Student Life

Hidden Motives in Financial Aid Promises: An Essay

Note from The Editor: The following was adapted from a “for class” assignment on advertisement analysis.

-Kimberly Servande-

Contemporary American young adults face a higher cost of attendance for college than any other generation of Americans. Therefore, it is no surprise that financial aid is a top priority for most students. The Menlo College administration knows this as well as any other; that is why Menlo students were given an advertisement pamphlet about it. The pamphlet is not all that it seems to be, allow me to explain why.

On eight by five card stock, the handout includes a dominating image of a happy Menlo student paired with text about the student’s pleasing experience and information about grants and scholarships. When read top to bottom, the large image stands out the most with side text, then on the back is actual information about scholarships and grants.
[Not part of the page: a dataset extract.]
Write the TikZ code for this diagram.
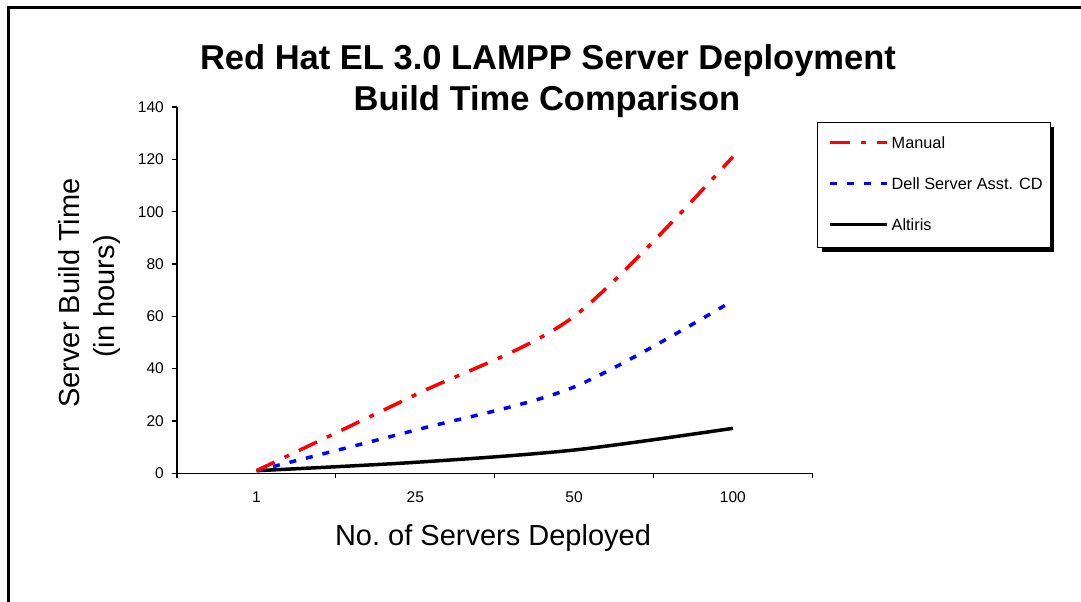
\documentclass[tikz,border=0pt]{standalone}
\usepackage{fontspec}
\setmainfont{Liberation Sans}
\usetikzlibrary{shadows}

\begin{document}
\begin{tikzpicture}[x=1pt,y=-1pt,
  ticklab/.style={inner sep=0pt,font=\fontsize{15.5}{18}\selectfont},
  axtitle/.style={inner sep=0pt,anchor=base,font=\fontsize{29}{34}\selectfont},
  ttl/.style={inner sep=0pt,anchor=base,font=\fontsize{34.5}{40}\selectfont\bfseries},
  legtxt/.style={inner sep=0pt,anchor=west,font=\fontsize{16.3}{18}\selectfont},
  manual/.style={red,line width=3.5pt,dash pattern=on 20pt off 11pt on 5pt off 11pt},
  dell/.style={blue,line width=3.5pt,dash pattern=on 7pt off 10pt},
  altiris/.style={black,line width=3.5pt}]
\useasboundingbox (0,0) rectangle (1081,602);
\draw[line width=2.5pt] (8.5,602) -- (8.5,7.5) -- (1081,7.5);% chart frame
%%%%%%%%%%%%%%%%%%%%%%%%%%%%%%
\node[ttl] (title1) at (548,69.5) {Red Hat EL 3.0 LAMPP Server Deployment};
\node[ttl] (title2) at (547,110) {Build Time Comparison};
\node[axtitle] (xtitle) at (493,545.7) {No.\ of Servers Deployed};
\node[axtitle,rotate=90] (ytitle1) at (79.3,293) {Server Build Time};
\node[axtitle,rotate=90] (ytitle2) at (114,296.5) {(in hours)};
%%%%%%%%%%%%%%%%%%%%%%%%%%%%%%
\coordinate (O) at (177,473.3);
\coordinate (ytop) at (177,106.7);
\coordinate (xend) at (812.3,473.3);
\draw[line width=1.2pt] (ytop) -- (O) -- (xend);
\foreach \v in {0,20,...,140}{
  \draw[line width=1.2pt] (172,{473.3-2.616*\v}) -- ++(5,0);
  \node[ticklab,anchor=east] (yl\v) at (164,{473.3-2.616*\v}) {\v};
}
\foreach \i in {0,...,4}
  \draw[line width=1.2pt] ({177+158.8*\i},473.3) -- ++(0,5);
\foreach \c [count=\i] in {1,25,50,100}
  \node[ticklab] (xl\i) at ({97.7+158.8*\i},496.7) {\c};
%%%%%%%%%%%%%%%%%%%%%%%%%%%%%%
\foreach \v [count=\i] in {1,30,60,121}
  \coordinate (m\i) at ({97.7+158.8*\i},{473.3-2.616*\v});
\foreach \v [count=\i] in {1,16.5,33,66}
  \coordinate (d\i) at ({97.7+158.8*\i},{473.3-2.616*\v});
\foreach \v [count=\i] in {1,4.2,8.9,17.2}
  \coordinate (a\i) at ({97.7+158.8*\i},{473.3-2.616*\v});
\draw[altiris] plot[smooth] coordinates {(a1) (a2) (a3) (a4)};
\draw[dell] plot[smooth] coordinates {(d1) (d2) (d3) (d4)};
\draw[manual] plot[smooth] coordinates {(m1) (m2) (m3) (m4)};
%%%%%%%%%%%%%%%%%%%%%%%%%%%%%%
\node[draw,line width=0.8pt,fill=white,minimum width=232.7pt,minimum height=125pt,inner sep=0pt,
  general shadow={fill=black,shadow xshift=4.5pt,shadow yshift=-4.5pt}] (leg) at (933.6,185.2) {};
\node[legtxt] (lgman) at (891.5,142.7) {Manual};
\node[legtxt] (lgdell) at (891.5,183.3) {Dell Server Asst. CD};
\node[legtxt] (lgalt) at (891.5,224.3) {Altiris};
\draw[manual] ([xshift=-61.5pt]lgman.west) -- ([xshift=-4.5pt]lgman.west);
\draw[dell] ([xshift=-61.5pt]lgdell.west) -- ([xshift=-4.5pt]lgdell.west);
\draw[altiris] ([xshift=-61.5pt]lgalt.west) -- ([xshift=-4.5pt]lgalt.west);
\end{tikzpicture}
\end{document}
Lastly on the bottom half, there is detailed information about completing Free Applications for Federal Student Aid (FAFSA). Through specific size, color, and font, the creators of this pamphlet are luring students to apply for FAFSA while problematically ignoring more practical ways of financial aid.  

The front of the pamphlet is dominated by the smiling student. The size of this image causes the audience to look at the image first, causing an immediatly pleasant mood. The text about his positive experience only reinforces that pleasantness. This decision was seemingly made to put the audience into a receptive state so that they are prepared for the information on the back.

The audience is in a happy state at this point. Once they have read this section, the happiness turns into hope because they are given information about the scholarships and grants that can help pay for college. The colors green and blue have common connections to Spring and renewal. This helps reinforce that hopeful mood.

The last area contains the information about the 2016-2017 FAFSA. There is No large image and No vibrant colors, there is only text. The text is in that basic Times New Roman font, the same font always enforced in MLA format. The letters are black and navy against white space. These decisions were most likely made to cause the content to appear similar to that of an academic paper. When students read academic papers, they are in a focused state of mind with a goal, such as critically analyzing or producing an essay. The specific font and color chosen for this section puts the audience in this state with the task of meeting the deadlines and using the link given to apply for the FAFSA, all the while not informing applicants of other opportunities.

From beginning to end, the audience goes from happiness, to hopefulness, and then to a focused state to complete the FAFSA. Utilizing specific size, color, and font, the creators were able to attract and then aim the audience. In retrospect, it would have made students much happier and more hopeful about paying for college if Menlo were to allocate direct funds to students or direct them to outside opportunities. Instead, this pamphlet is directing the audience to engage the FAFSA. It even mentions of a $5,000 scholarship opportunity if students were to submit FAFSA early. This larger emphasis on FAFSA than a more practical financial aid can be used to deduce that Menlo doesn’t actually care about students’ burden of college costs; they care more about the probable benefits they would receive if students did FAFSA early.